[Short task]: Begin with the first line of the material and write out each line exactly, ending with the line that contains "from matplotlib.ticker import MultipleLocator". Pictures are not part of the copy.

[Source data]:
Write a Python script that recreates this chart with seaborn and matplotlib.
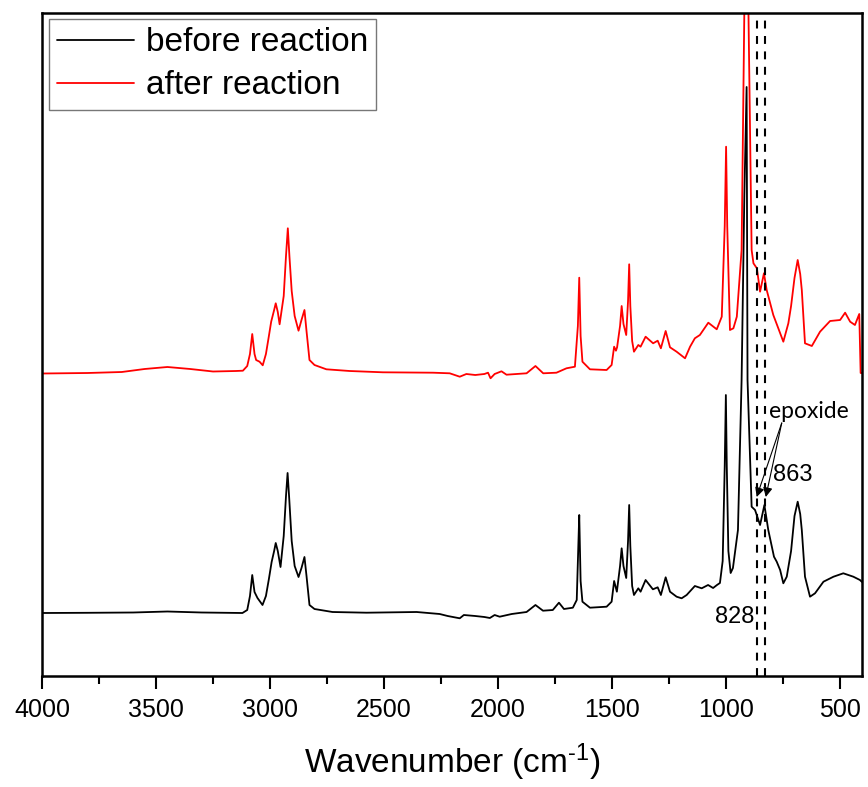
import matplotlib
matplotlib.use("Agg")
import matplotlib.pyplot as plt
import seaborn as sns
import pandas as pd
from matplotlib.ticker import MultipleLocator

# ---- data (intensity in arbitrary units) ----
before_wn = [4000, 3800, 3600, 3450, 3300, 3121, 3100, 3088, 3078, 3068, 3055, 3033, 3018, 3005,
             2993, 2982, 2975, 2966, 2954, 2940, 2930, 2923, 2916, 2905, 2892, 2875, 2862, 2849,
             2840, 2827, 2805, 2726, 2577,
             2357, 2256, 2221, 2168, 2150, 2100, 2060, 2036, 2015, 1993, 1940, 1875, 1836,
             1803, 1760, 1733, 1711, 1672, 1655, 1648, 1644, 1638, 1630, 1597, 1524, 1502, 1491,
             1479, 1465, 1458, 1450, 1438, 1430, 1425, 1420, 1412, 1404, 1385, 1375, 1353, 1321,
             1300, 1286, 1265,
             1246, 1217, 1195, 1173, 1137, 1107, 1079, 1057, 1040, 1027, 1015, 1006, 1001,
             997, 990, 980, 970, 948, 932, 920, 910, 906, 888, 873, 851, 832, 815, 790, 778, 763,
             749, 734, 715, 700, 686, 675, 668, 654, 632, 610, 573, 529, 486, 442, 413, 404]
before_int = [0.63, 0.632, 0.635, 0.645, 0.635, 0.63, 0.66, 0.80, 1.01, 0.84, 0.78, 0.71, 0.80, 0.97,
              1.14, 1.25, 1.33, 1.25, 1.09, 1.40, 1.80, 2.03, 1.78, 1.35, 1.10, 0.99, 1.08, 1.19,
              1.00, 0.71, 0.67, 0.64, 0.633,
              0.64, 0.62, 0.60, 0.577, 0.61, 0.60, 0.59, 0.58, 0.61, 0.593, 0.62, 0.64, 0.71,
              0.653, 0.66, 0.733, 0.67, 0.683, 0.76, 1.30, 1.61, 0.95, 0.743, 0.683, 0.693, 0.743, 0.95,
              0.843, 1.10, 1.277, 1.10, 0.98, 1.35, 1.71, 1.30, 0.90, 0.81, 0.877, 0.843, 0.96, 0.867,
              0.887, 0.81, 0.987,
              0.843, 0.793, 0.777, 0.81, 0.90, 0.877, 0.91, 0.88, 0.91, 0.93, 1.15, 2.1, 2.81,
              2.1, 1.25, 1.03, 1.08, 1.46, 2.96, 4.8, 5.89, 2.96, 1.693, 1.66, 1.51, 1.71, 1.46, 1.193,
              1.143, 1.06, 0.927, 0.993, 1.25, 1.60, 1.743, 1.62, 1.46, 0.993, 0.793, 0.827, 0.943, 0.993,
              1.027, 0.993, 0.96, 0.94]

after_wn = [4000, 3800, 3650, 3550, 3450, 3350, 3250, 3150, 3119, 3100, 3088, 3078, 3068, 3061,
            3046, 3032, 3018, 3005, 2995, 2982, 2975, 2966, 2958, 2940, 2930, 2922, 2915, 2905, 2892,
            2875, 2862, 2849, 2840, 2827, 2805, 2753, 2651,
            2505, 2285, 2212, 2168, 2139, 2100, 2060, 2044, 2033, 2015, 1985, 1963, 1875, 1836,
            1802, 1744, 1700, 1663, 1650, 1644, 1638, 1630, 1597, 1524, 1502, 1491, 1483, 1478, 1465,
            1458, 1450, 1438, 1430, 1425, 1420, 1412, 1404, 1385, 1375, 1353, 1320, 1300, 1286, 1265,
            1246, 1217, 1180, 1158, 1137,
            1115, 1078, 1041, 1019, 1006, 1000, 995, 983, 968, 953, 932, 920, 910, 902, 888, 880,
            865, 851, 834, 822, 793, 771, 749, 727, 715, 700, 686, 675, 668, 654, 624, 588, 544, 500,
            478, 456, 435, 416, 410, 404]
after_int = [3.025, 3.03, 3.04, 3.07, 3.09, 3.07, 3.045, 3.05, 3.053, 3.10, 3.22, 3.42, 3.22, 3.16,
             3.143, 3.107, 3.22, 3.40, 3.543, 3.66, 3.727, 3.64, 3.517, 3.80, 4.20, 4.477, 4.20, 3.85,
             3.60, 3.453, 3.56, 3.66, 3.45, 3.16, 3.11, 3.067, 3.05,
             3.037, 3.033, 3.027, 2.993, 3.02, 3.01, 3.02, 3.033, 2.977, 3.02, 3.047, 3.013, 3.027, 3.10,
             3.027, 3.033, 3.077, 3.093, 3.50, 3.983, 3.40, 3.143, 3.067, 3.06, 3.11, 3.293, 3.253, 3.287,
             3.50, 3.70, 3.52, 3.41, 3.75, 4.117, 3.70, 3.35, 3.243, 3.31, 3.293, 3.393, 3.327, 3.353,
             3.277, 3.45, 3.287, 3.243, 3.177, 3.293, 3.377,
             3.41, 3.533, 3.467, 3.593, 4.5, 5.293, 4.5, 3.46, 3.477, 3.593, 4.26, 6.65, 7.8, 6.65, 4.26,
             4.127, 4.077, 3.843, 4.027, 3.86, 3.61, 3.477, 3.343, 3.527, 3.70, 3.98, 4.16, 4.02, 3.86,
             3.327, 3.30, 3.443, 3.55, 3.56, 3.633, 3.543, 3.51, 3.62, 3.03, 3.03]

series_names = ["before reaction", "after reaction"]
series_colors = ["#000000", "#ff0000"]
marker_wn = [863, 828]
marker_labels = ["863", "828"]
note_text = "epoxide"
x_ticks = [4000, 3500, 3000, 2500, 2000, 1500, 1000, 500]

df = pd.concat([
    pd.DataFrame({"wn": before_wn, "I": before_int, "s": series_names[0]}),
    pd.DataFrame({"wn": after_wn, "I": after_int, "s": series_names[1]}),
])

sns.set_style("white")
plt.rcParams["font.family"] = ["Liberation Sans", "DejaVu Sans"]
plt.rcParams["mathtext.fontset"] = "custom"
plt.rcParams["mathtext.rm"] = "Liberation Sans"
plt.rcParams["mathtext.it"] = "Liberation Sans"
for k in ["text.color", "axes.labelcolor", "xtick.color", "ytick.color"]:
    plt.rcParams[k] = "black"

fig = plt.figure(figsize=(8.68, 7.87), dpi=100)
ax = fig.add_axes([42 / 868, 1 - 676 / 787, 820 / 868, 663 / 787])

sns.lineplot(data=df, x="wn", y="I", hue="s", palette=dict(zip(series_names, series_colors)),
             estimator=None, sort=False, lw=1.3, ax=ax)

ax.set_xlim(4000, 404)
ax.set_ylim(0, 6.63)
ax.set_xticks(x_ticks)
ax.xaxis.set_minor_locator(MultipleLocator(250))
ax.set_yticks([])
ax.set_ylabel("")
ax.set_xlabel("Wavenumber (cm$^{\\text{-}1}$)", fontsize=24, labelpad=14)
ax.tick_params(axis="x", which="major", direction="out", length=9, width=1.5,
               labelsize=18, pad=7, bottom=True, color="black", labelcolor="black")
ax.tick_params(axis="x", which="minor", direction="out", length=5.5, width=1.5, bottom=True,
               color="black")
for sp in ax.spines.values():
    sp.set_linewidth(1.8)
    sp.set_color("black")
    sp.set_visible(True)

for w in marker_wn:
    ax.axvline(w, color="black", lw=1.5, ls=(0, (3.8, 3.6)))

# annotations
ax.text(812, 2.65, note_text, fontsize=16.5, family=["Lato", "DejaVu Sans"], va="center", ha="left",
        color="black")
for tip in [866, 826]:
    ax.annotate("", xy=(tip, 1.79), xytext=(756, 2.53),
                arrowprops=dict(arrowstyle="-|>", color="black", lw=0.8, mutation_scale=14,
                                shrinkA=0, shrinkB=0))
ax.text(794, 2.01, marker_labels[0], fontsize=17, va="center", ha="left", color="black")
ax.text(1049, 0.59, marker_labels[1], fontsize=17, va="center", ha="left", color="black")

leg = ax.legend(loc="upper left", bbox_to_anchor=(7 / 820, 1 - 6 / 663), borderaxespad=0,
                fontsize=24, frameon=True, fancybox=False, handlelength=2.3, handletextpad=0.35,
                borderpad=0.25, labelspacing=0.36)
leg.get_frame().set_edgecolor("#555555")
leg.get_frame().set_linewidth(1.0)
for t in leg.get_texts():
    t.set_color("black")
for l in leg.get_lines():
    l.set_linewidth(1.3)

fig.savefig("out.png", dpi=100)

[Answer for the task]:
Write a Python script that recreates this chart with seaborn and matplotlib.
import matplotlib
matplotlib.use("Agg")
import matplotlib.pyplot as plt
import seaborn as sns
import pandas as pd
from matplotlib.ticker import MultipleLocator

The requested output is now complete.